Whereas, on the obverse of Coin 10, the bottom section of the ornament in front of the nose was left to hang awkwardly from the middle of the bottom curve at the center of the ornament, in Coin 11 this flaw is resolved. On Coin 11, the nose is set vertically, and the bottom section of the ornament detaches completely from the turn in the spiral, forming instead into an S-scroll that mirrors the configuration of the top section of the ornament. Note that the leaf of the ornament in front of the nose is set parallel to the straight line of the nose.

Since, in Coin 11, an actual neck replaces the neck ornament, and the whisk that was attached to the neck ornament becomes attached to the chin, there is extra space available, now filled by a scroll without a leaf in opposition to the chin-whisk. This lower scroll is mirrored by the curl of hair behind the neck

In this coin, it is possible to trace a spiral composition that starts at the front curl of the head, follows the curls round the back of the head to the scroll beneath the chin, and then upwards, though the whisks in front of the face to join the whisks around the top and back of the head, finally terminating at the whisk with no leaf, at the bottom left of the design.

The reverse of Coin 11 as the variety depicted in the inset of Rybot's illustration; the driver is derived from Coin 9 and 10. His head is similar to that of Coin 9, by reason of the "moustache," but in Coin 11, the problem of the driver's body and the chariot is resolved by turning them into an S-scroll from which a large leaf hangs. This leaf is made large to balance with the pony's tail and is positioned to harmonize with it. In this coin, the driver's arm and hanging leaf create a kind of wishbone shape, with the S-scroll of the driver's body mounted on the point. The driver's head is connected to the arm with a short neck, a feature that disappears in Coin 12.

It can be seen from this that the exact chronology of Coins 9 and 10 is difficult to ascertain. The driver's head is more advanced in Coin 9, and the pony's head is more advanced in Coin 10. The weight of evidence points to the order I have provided; the die engraver was either unsure of the new design of the driver's head, or he simply forgot, and so reverted back to the earlier design.
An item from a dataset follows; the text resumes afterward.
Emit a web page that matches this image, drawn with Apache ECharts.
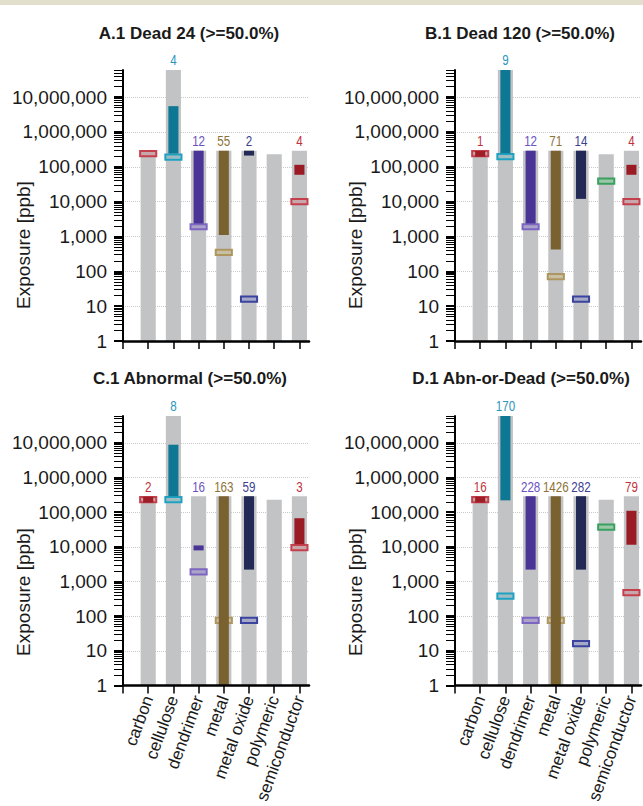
<!DOCTYPE html>
<html><head><meta charset="utf-8">
<script src="https://cdn.jsdelivr.net/npm/echarts@6/dist/echarts.min.js"></script>
<style>html,body{margin:0;padding:0;background:#fff}#c{width:643px;height:806px}</style>
</head><body><div id="c"></div>
<script>
// ---------- data ----------
const categories = ['carbon', 'cellulose', 'dendrimer', 'metal', 'metal oxide', 'polymeric', 'semiconductor'];
const panelTitles = ['A.1 Dead 24 (>=50.0%)', 'B.1 Dead 120 (>=50.0%)', 'C.1 Abnormal (>=50.0%)', 'D.1 Abn-or-Dead (>=50.0%)'];
const yAxisName = 'Exposure [ppb]';
const yTickValues = [1, 10, 100, 1000, 10000, 100000, 1000000, 10000000];
const yMinorTickValues = [
  2, 3, 4, 5, 6, 7, 8, 9,
  20, 30, 40, 50, 60, 70, 80, 90,
  200, 300, 400, 500, 600, 700, 800, 900,
  2000, 3000, 4000, 5000, 6000, 7000, 8000, 9000,
  20000, 30000, 40000, 50000, 60000, 70000, 80000, 90000,
  200000, 300000, 400000, 500000, 600000, 700000, 800000, 900000,
  2000000, 3000000, 4000000, 5000000, 6000000, 7000000, 8000000, 9000000,
  20000000, 30000000, 40000000, 50000000, 60000000
];
const yMin = 1;
const yMax = 60000000;

// tested exposure range (grey bars, from 1 up to this value)
const testedTop = [230000, 60000000, 290000, 290000, 290000, 230000, 290000];

// A.1 Dead 24
const countsA = [null, 4, 12, 55, 2, null, 4];
const lowA    = [null, 240000, 2350, 1100, 210000, null, 59000];
const highA   = [null, 5500000, 290000, 290000, 290000, null, 114000];
const markerA = [240000, 190000, 1900, 350, 16, null, 10000];

// B.1 Dead 120
const countsB = [1, 9, 12, 71, 14, null, 4];
const lowB    = [195000, 245000, 2350, 425, 12000, null, 59000];
const highB   = [285000, 60000000, 290000, 290000, 290000, null, 114000];
const markerB = [240000, 195000, 1900, 70, 16, 39000, 10000];

// C.1 Abnormal
const countsC = [2, 8, 16, 163, 59, null, 3];
const lowC    = [190000, 290000, 7900, 1, 2200, null, 12000];
const highC   = [280000, 8900000, 11000, 290000, 290000, null, 67000];
const markerC = [230000, 230000, 1900, 75, 75, null, 9500];

// D.1 Abn-or-Dead
const countsD = [16, 170, 228, 1426, 282, null, 79];
const lowD    = [190000, 220000, 2200, 1, 2200, null, 11500];
const highD   = [280000, 60000000, 290000, 290000, 290000, null, 110000];
const markerD = [230000, 380, 75, 75, 16, 37000, 475];

const panels = [
  {title: panelTitles[0], counts: countsA, low: lowA, high: highA, marker: markerA},
  {title: panelTitles[1], counts: countsB, low: lowB, high: highB, marker: markerB},
  {title: panelTitles[2], counts: countsC, low: lowC, high: highC, marker: markerC},
  {title: panelTitles[3], counts: countsD, low: lowD, high: highD, marker: markerD}
];

// ---------- styles ----------
const barColors    = ['#9e1d27', '#0e7793', '#4a3597', '#7a6230', '#242a56', '#2f8f52', '#9b1b24'];
const labelColors  = ['#c0323c', '#2a95bd', '#6a52c0', '#8c7236', '#3c4190', '#3a9a5a', '#c0323c'];
const markerStroke = ['#c4404c', '#1fa2c2', '#7d66c2', '#ae9660', '#3b43a0', '#3aa060', '#c4404c'];
const markerFill   = ['#c9a5ac', '#9fbcc3', '#aca3c8', '#c9bfa2', '#a5a9c6', '#9ac8a7', '#c9a5ac'];
const greyColor = '#c2c3c5';
const FONT = '"Liberation Sans", Arial, Helvetica, sans-serif';

const grids = [
  {left: 123, top: 70, width: 186, height: 271},
  {left: 455, top: 70, width: 186, height: 271},
  {left: 123, top: 416, width: 186, height: 272},
  {left: 455, top: 416, width: 186, height: 272}
];
const titlePos = [[189, 33], [520, 33], [190, 378], [521, 378]];
const namePos = [[23, 245], [355, 245], [23, 592], [355, 592]];

const xAxes = [], yAxes = [], series = [], graphics = [];
graphics.push({type: 'rect', left: 0, top: 0, shape: {x: 0, y: 0, width: 643, height: 5}, style: {fill: '#e2dfcd'}, silent: true});

panels.forEach((p, i) => {
  const showX = i >= 2;
  xAxes.push({
    gridIndex: i, type: 'value', min: 0, max: 7.38, z: 6,
    axisLine: {show: true, lineStyle: {color: '#000', width: 2.5}},
    axisTick: {show: true, length: 8, customValues: [0, 1, 2, 3, 4, 5, 6, 7], lineStyle: {color: '#000', width: 1.5}},
    axisLabel: {
      show: showX, customValues: [1, 2, 3, 4, 5, 6, 7], rotate: 70, margin: 11,
      fontSize: 17, fontFamily: FONT, color: '#1a1a1a',
      formatter: v => categories[Math.round(v) - 1] || ''
    },
    splitLine: {show: false}
  });
  yAxes.push({
    gridIndex: i, type: 'log', logBase: 10, min: yMin, max: yMax, position: 'left',
    axisLine: {show: true, onZero: false, lineStyle: {color: '#000', width: 2}},
    axisTick: {show: true, length: 9, customValues: yTickValues, lineStyle: {color: '#000', width: 2}},
    axisLabel: {
      customValues: yTickValues, margin: 16, fontSize: 19, fontFamily: FONT, color: '#1a1a1a',
      formatter: v => Math.round(v).toLocaleString('en-US')
    },
    splitLine: {show: true, lineStyle: {color: '#c9c9c9', type: 'dotted', width: 1}},
    minorTick: {show: false}
  });
  yAxes.push({
    gridIndex: i, type: 'log', logBase: 10, min: yMin, max: yMax, position: 'left', offset: 0,
    axisLine: {show: false},
    axisTick: {show: true, length: 9, customValues: yMinorTickValues, lineStyle: {color: '#000', width: 1}},
    axisLabel: {show: false},
    splitLine: {show: false}
  });

  const yi = i * 2;
  // grey tested-range bars
  series.push({
    type: 'custom', xAxisIndex: i, yAxisIndex: yi, z: 2, silent: true,
    data: testedTop.map((t, k) => [k + 1, yMin, t]),
    renderItem: (params, api) => {
      const band = api.size([1, 0])[0];
      const w = band * 0.6;
      const top = api.coord([api.value(0), api.value(2)]);
      const bot = api.coord([api.value(0), api.value(1)]);
      return {type: 'rect', shape: {x: top[0] - w / 2, y: top[1], width: w, height: bot[1] - top[1]}, style: {fill: greyColor}};
    }
  });
  // markers
  series.push({
    type: 'custom', xAxisIndex: i, yAxisIndex: yi, z: 3, silent: true,
    data: p.marker.map((m, k) => m == null ? null : [k + 1, m, k]).filter(d => d),
    renderItem: (params, api) => {
      const band = api.size([1, 0])[0];
      const w = band * 0.64;
      const h = 5.2;
      const c = api.coord([api.value(0), api.value(1)]);
      const k = api.value(2);
      return {type: 'rect', shape: {x: c[0] - w / 2, y: c[1] - h / 2, width: w, height: h},
        style: {fill: markerFill[k], stroke: markerStroke[k], lineWidth: 2}};
    }
  });
  // effect range bars
  series.push({
    type: 'custom', xAxisIndex: i, yAxisIndex: yi, z: 4, silent: true,
    data: p.low.map((lo, k) => lo == null ? null : [k + 1, lo, p.high[k], k]).filter(d => d),
    renderItem: (params, api) => {
      const band = api.size([1, 0])[0];
      const w = band * 0.4;
      const top = api.coord([api.value(0), api.value(2)]);
      const bot = api.coord([api.value(0), api.value(1)]);
      const k = api.value(3);
      return {type: 'rect', shape: {x: top[0] - w / 2, y: top[1], width: w, height: bot[1] - top[1]}, style: {fill: barColors[k]}};
    }
  });
  // count labels
  series.push({
    type: 'custom', xAxisIndex: i, yAxisIndex: yi, z: 5, silent: true,
    data: p.counts.map((n, k) => n == null ? null : [k + 1, Math.max(testedTop[k], p.high[k] || 0), n, k]).filter(d => d),
    renderItem: (params, api) => {
      const c = api.coord([api.value(0), api.value(1)]);
      const k = api.value(3);
      return {type: 'text', x: c[0], y: c[1] - 2, scaleX: 0.8,
        style: {x: 0, y: 0, text: String(api.value(2)), fill: labelColors[k], font: '14.5px ' + FONT,
          align: 'center', verticalAlign: 'bottom', textAlign: 'center', textVerticalAlign: 'bottom'}};
    }
  });

  graphics.push({type: 'text', x: titlePos[i][0], y: titlePos[i][1], silent: true,
    style: {text: p.title, font: 'bold 17px ' + FONT, fill: '#1a1a1a',
      align: 'center', verticalAlign: 'middle', textAlign: 'center', textVerticalAlign: 'middle'}});
  graphics.push({type: 'text', x: namePos[i][0], y: namePos[i][1], rotation: Math.PI / 2, silent: true,
    style: {text: yAxisName, font: '19px ' + FONT, fill: '#1a1a1a',
      align: 'center', verticalAlign: 'middle', textAlign: 'center', textVerticalAlign: 'middle'}});
});

const chart = echarts.init(document.getElementById('c'), null, {renderer: 'svg', width: 643, height: 806});
chart.setOption({
  animation: false,
  backgroundColor: '#ffffff',
  grid: grids.map(g => Object.assign({containLabel: false, show: false}, g)),
  xAxis: xAxes,
  yAxis: yAxes,
  series: series,
  graphic: graphics
});
</script>
</body></html>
While the reverses of Group C can be distinguished by the presence of a curl that hangs from the lower rein, the chariot and driver are a continuation of those to be found on Coins 4 and 5 of Group A. The pony's head evolves slightly in this group, so that on Coin 10, the pony's mouth becomes a line running parallel to the pony's diadem, and the curve of the lower part of the cheek is echoed by the curl of the mane. A lash from the sceptre to the emblem, prevalent in the earlier groups, is completely absent from this one. It can be seen in this, and in the previous two groups, how the die engravers' struggle with major problems, like making the design smaller, led to the synthesis and balance to be found on the obverse of Coin 11, an alternative reverse die of which begins Group D.